As somebody who is creative by nature I have often been accused of having my head in the clouds. Was I ahead of my time? As you can’t avoid the term ‘cloud computing’ no matter how hard you try. Companies now offer ‘cloud services’ and you can do ‘cloud backup’ or ‘cloud collaboration’. Apple has iCloud, Google has a suite of cloud based products, from GMail to Google Docs. Evernote, Dropbox and more are all living in the cloud. No matter where you are, no matter what device you are using, you can get access to your data as long as it all lives in the cloud. Does this mean you need to worry less about cyber security? Sadly not.
Now I hate to break it to you, but cloud services in all their forms do not float around the world buffeted by a light breeze high up in a beautiful blue sky. The cloud is actually very firmly ground based and it will reside in one, or more data centres across the globe. These data centres, who may be powered by technology from IBM, Oracle, HP and other IT enterprise big hitters, allow many smaller companies – to locate equipment in them and start providing cloud services, from data sharing and collaboration tools, to hosted email services.
The shift to cloud has many business benefits, firstly you can start to rely less on your in house servers and the team that supports them. You can gain greater uptime, throughput and expansion capabilities for much less expense. Many IT headaches that companies deal with actually evaporate; cyber security isn’t one of them.
If a company is considering a ‘move to the cloud’ one of their key questions should be around cyber security and to determine if there is a greater or lesser risk by moving critical business data offsite to servers that could well be located outside of the UKs borders. Would a hacker be more interested in attacking your server, located in a little server room in your office, or trying to take down the underpinnings of Amazons Web Services (AWS)? If you move data to a cloud provider and it gets compromised in any way, what laws and regulations cover you? – or don’t cover you! You may have got cyber liability insurance in place, but will that assist in the event of your cloud service provider suffering an attack? The list can go on and on.
You may decide to do hybrid cloud approach, where you keep business critical, or business sensitive data in house and less critical data on cloud services. You may consider only going with ‘named’ providers such as Microsoft or Google as opposed to ‘Freds Cloud Computing Company’, located in a flat above the local chippy. Choose wisely and with the same level of due diligence you would use when selecting any other IT provider.
Many cloud providers will supply details on their security measures, in fact Google have an entire web page devoted to the levels of security they have put in place, from physical security and access restrictions to the continued monitoring for malicious code. Amazon have done something very similar too. The bottom line for these big cloud providers is that none of them would ever want to be the ‘TalkTalk’ of cloud, by that I mean the one that suffers from a highly public and embarrassing breach, leading to severe reputation damage. Therefore, cyber security is one of their highest priority issues.
Also consider that smaller companies that offer a cloud service, may in fact house their offerings within the infrastructure of a major cloud service provider.
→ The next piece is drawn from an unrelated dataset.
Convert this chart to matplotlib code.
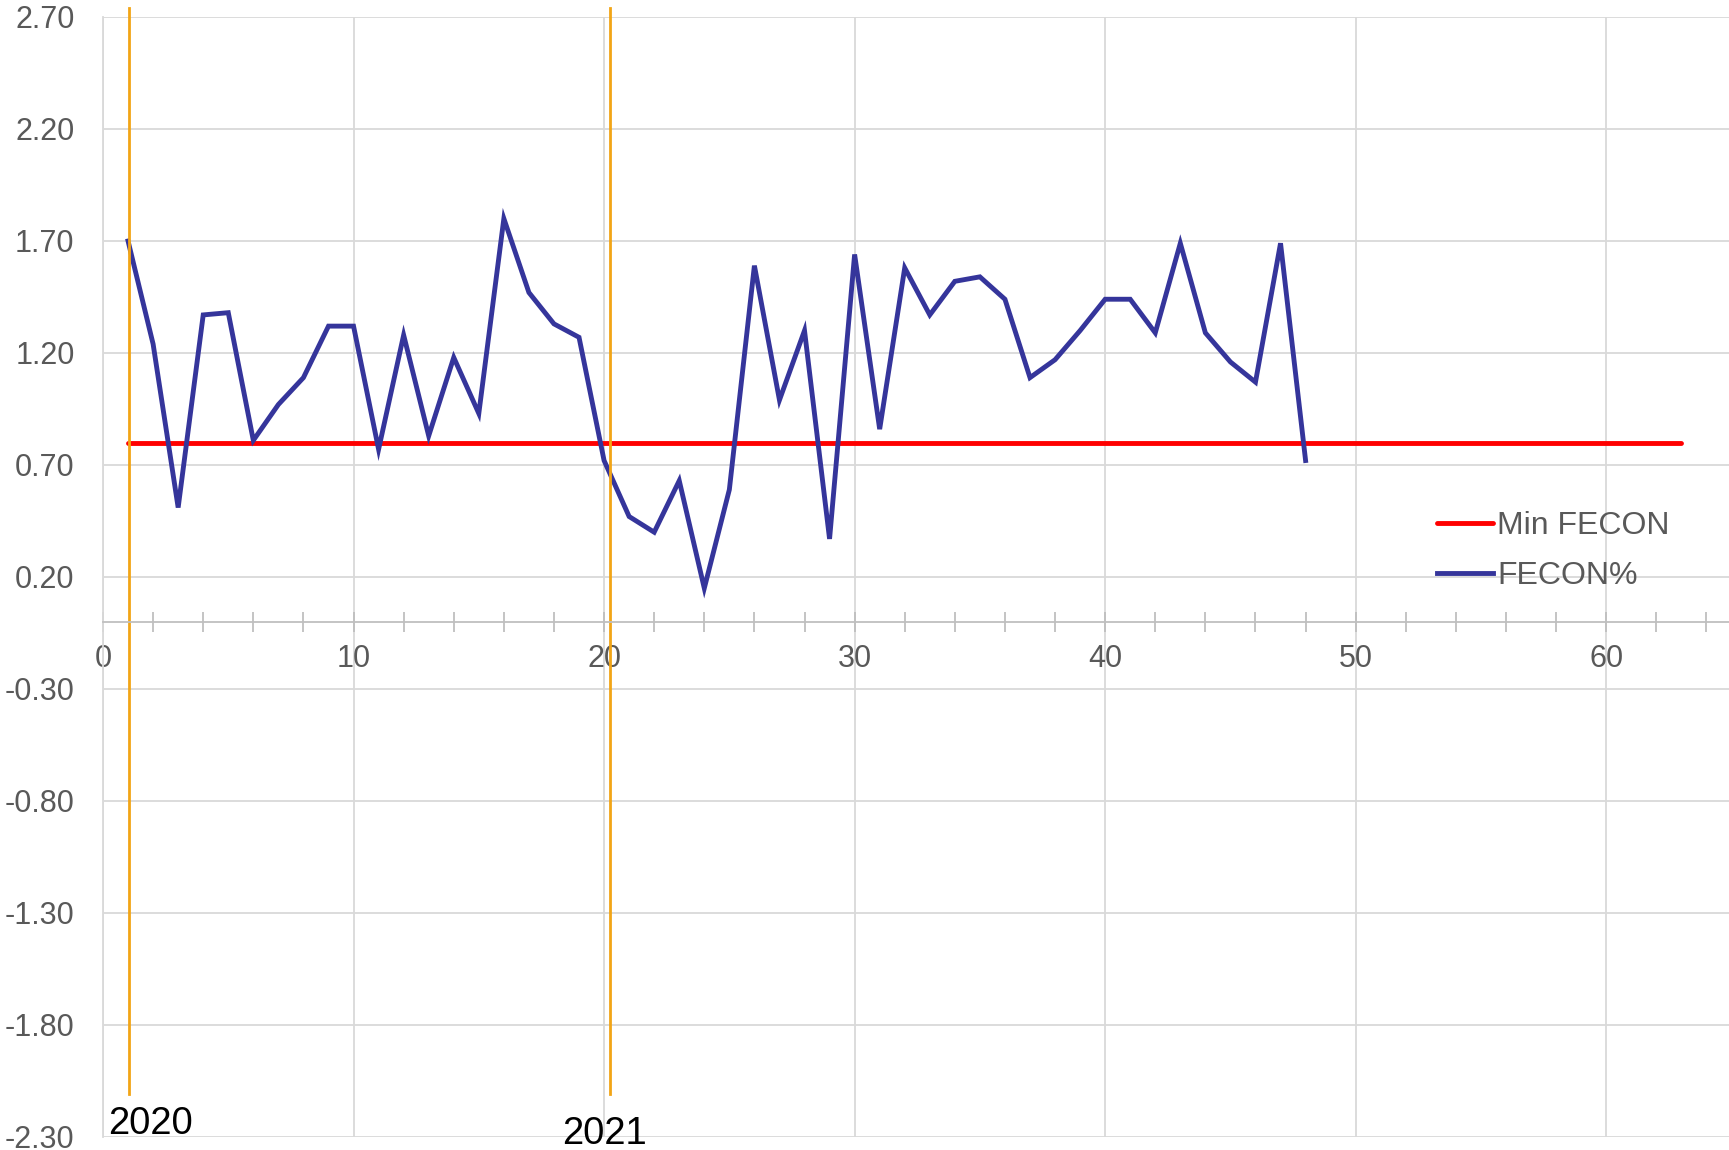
import matplotlib.pyplot as plt
import numpy as np

plt.rcParams['font.family'] = ['Liberation Sans', 'DejaVu Sans']

# weekly FECON% values (x = 1..48)
weeks = list(range(1, 49))
fecon = [1.70, 1.24, 0.51, 1.37, 1.38, 0.81, 0.97, 1.09, 1.32, 1.32,
         0.77, 1.28, 0.83, 1.18, 0.93, 1.80, 1.47, 1.33, 1.27, 0.72,
         0.47, 0.40, 0.63, 0.15, 0.59, 1.59, 0.99, 1.30, 0.37, 1.64,
         0.86, 1.58, 1.37, 1.52, 1.54, 1.44, 1.09, 1.17, 1.30, 1.44,
         1.44, 1.29, 1.69, 1.29, 1.16, 1.07, 1.69, 0.72]

# minimum FECON threshold line
min_x = [1, 63]
min_y = [0.80, 0.80]

# year markers
year_x = [1.05, 20.25]
year_labels = ['2020', '2021']

grey = '#595959'
grid_c = '#d9d9d9'

fig = plt.figure(figsize=(17.29, 11.5), dpi=100)
ax = fig.add_axes([103 / 1729, 13 / 1150, 1 - 103 / 1729, (1137 - 17) / 1150])

ax.set_xlim(0, 64.9)
ax.set_ylim(-2.3, 2.7)
ax.set_yticks(np.arange(-2.3, 2.71, 0.5))
ax.set_yticklabels(['%.2f' % v for v in np.arange(-2.3, 2.71, 0.5)])
ax.set_xticks(range(0, 61, 10))
ax.set_xticks(range(0, 65, 2), minor=True)

ax.grid(True, which='major', color=grid_c, linewidth=1.3)
ax.set_axisbelow(True)

for s in ['top', 'right']:
    ax.spines[s].set_visible(False)
ax.spines['left'].set_color(grid_c)
ax.spines['left'].set_linewidth(1.3)
ax.spines['bottom'].set_position(('data', 0))
ax.spines['bottom'].set_color('#bfbfbf')
ax.spines['bottom'].set_linewidth(1.3)

ax.tick_params(axis='y', length=0, pad=20.5, labelsize=22, labelcolor=grey)
ax.tick_params(axis='x', which='both', direction='inout', length=14, width=1.3,
               color='#bfbfbf', pad=9, labelsize=22, labelcolor=grey)

ax.plot(min_x, min_y, color='#ff0000', linewidth=3.5, label='Min FECON',
        solid_capstyle='round')
ax.plot(weeks, fecon, color='#35359b', linewidth=3.5, label='FECON%',
        solid_joinstyle='miter')

for x, lab in zip(year_x, year_labels):
    ax.plot([x, x], [-2.11, 2.74], color='#f2a516', linewidth=2.0, clip_on=False)
ax.text(0.2, -2.24, year_labels[0], fontsize=27.5, color='black', va='center',
        ha='left', clip_on=False)
ax.text(20.0, -2.285, year_labels[1], fontsize=27.5, color='black', va='center',
        ha='center', clip_on=False)

leg = ax.legend(loc='center left', bbox_to_anchor=(1408 / 1729, 1 - 551 / 1150),
                bbox_transform=fig.transFigure, frameon=False, fontsize=23,
                handlelength=1.75, handletextpad=0.15, labelspacing=0.62)
for t in leg.get_texts():
    t.set_color(grey)

fig.savefig('out.png', dpi=100)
If you take a look at Adobe they host their Managed Services Program, including their Adobe Connect web conferencing software on Amazon Web Services, therefore benefiting greatly from the security measures that are already in place. So if you were to ‘buy in’ to cloud services offered by Adobe, some research will tell you that it is hosted by Amazon, who have a comprehensive breakdown of all the security measures they have in place, enabling you to determine if the risk is greater, or lesser then trying to do it yourself.
Alongside Adobe Amazon also provide cloud services to Netflix and the highly data sensitive NASA. Now I’m not saying this as a thinly veiled advertisement for Amazon, but more that if the security measures in place satisfy such companies as those, then they will more than likely satisfy you.
Like all technology trends and investments, you can be swiftly attracted to the functionality of a product or service as opposed to its security, but moving to the cloud requires a longer term more considered approach with cyber security as a top priority. The companies do provide very comprehensive information on their security measures which can make for very interesting reading, but to do that we all need to get our heads of out the clouds!